The rabbinic authorities in Izmir were divided about whether they should condone this last-mentioned practice. Some were ready to invoke a ban of excommunication against it. However those who permitted the activity could point to its long history: Some of the most distinguished sages of previous generations had not seen fit to protest--indeed several of them had themselves marched proudly in the parades!
A Turkish rabbi who was reluctantly enmeshed in the controversy wrote with notable irony: "A flame ignited spontaneously between during the lifetimes of those earlier rabbis, and the blazes will continue to burn with even greater fury among the leaders of the Izmir community, who have been split into two contending camps..."
As if matters were not yet sufficiently volatile, several Jewish communities in central Europe and the Balkans developed an affection for detonating firecrackers and fireworks in the synagogue in honour of Simhat Torah. For some distinguished authorities, like the Polish Rabbi Abraham Gombiner, this constituted irrefutable proof of what happens when you let boorish commoners celebrate a scholars' holiday. However even this practice found advocates among the respectable rabbinic leadership.
Thus, when asked to rule on the use of fireworks in the synagogue of Sarajevo (a fashion that had lately been introduced from Venice), Rabbi David Pardo reminded the opponents that the rowdy activities were inspired "by the joy of a commandments, and were for the glory of the Lord's perfect Torah, which has always sustained us and our forefathers, and which can be counted on to be forgiving..."

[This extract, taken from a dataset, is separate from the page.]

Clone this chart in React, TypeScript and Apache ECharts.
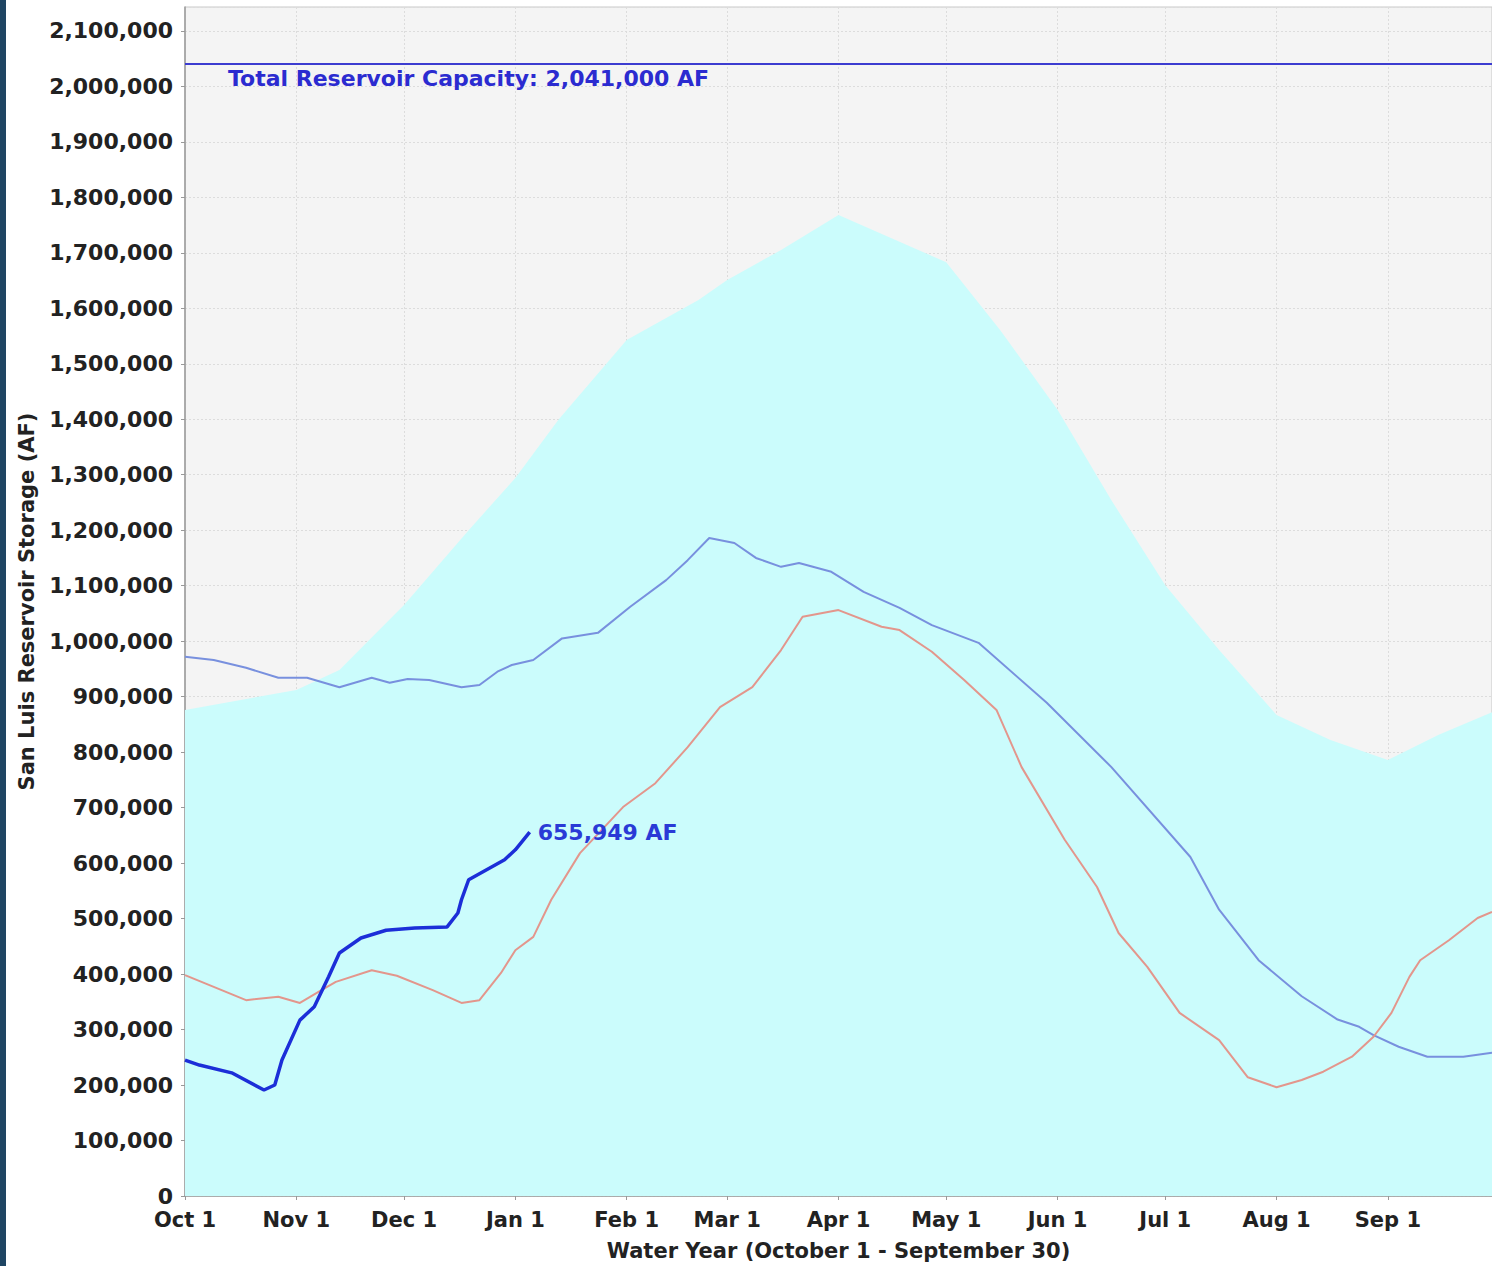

Particularly outspoken among the defenders of firecrackers was Rabbi Elia Shapira, the distinguished head of the Prague yeshiva. His fierce diatribe aptly illuminates some of the social and psychological issues that underlay the controversy:
It is evident that the masses should be encouraged to rejoice as much as possible when it is to honour a mitzvah--contrary to the approach of those nay-sayers who would have us transform the joy into gloom, God forbid! Those people deserve to be censured for causing people to refrain from the joy of the commandments.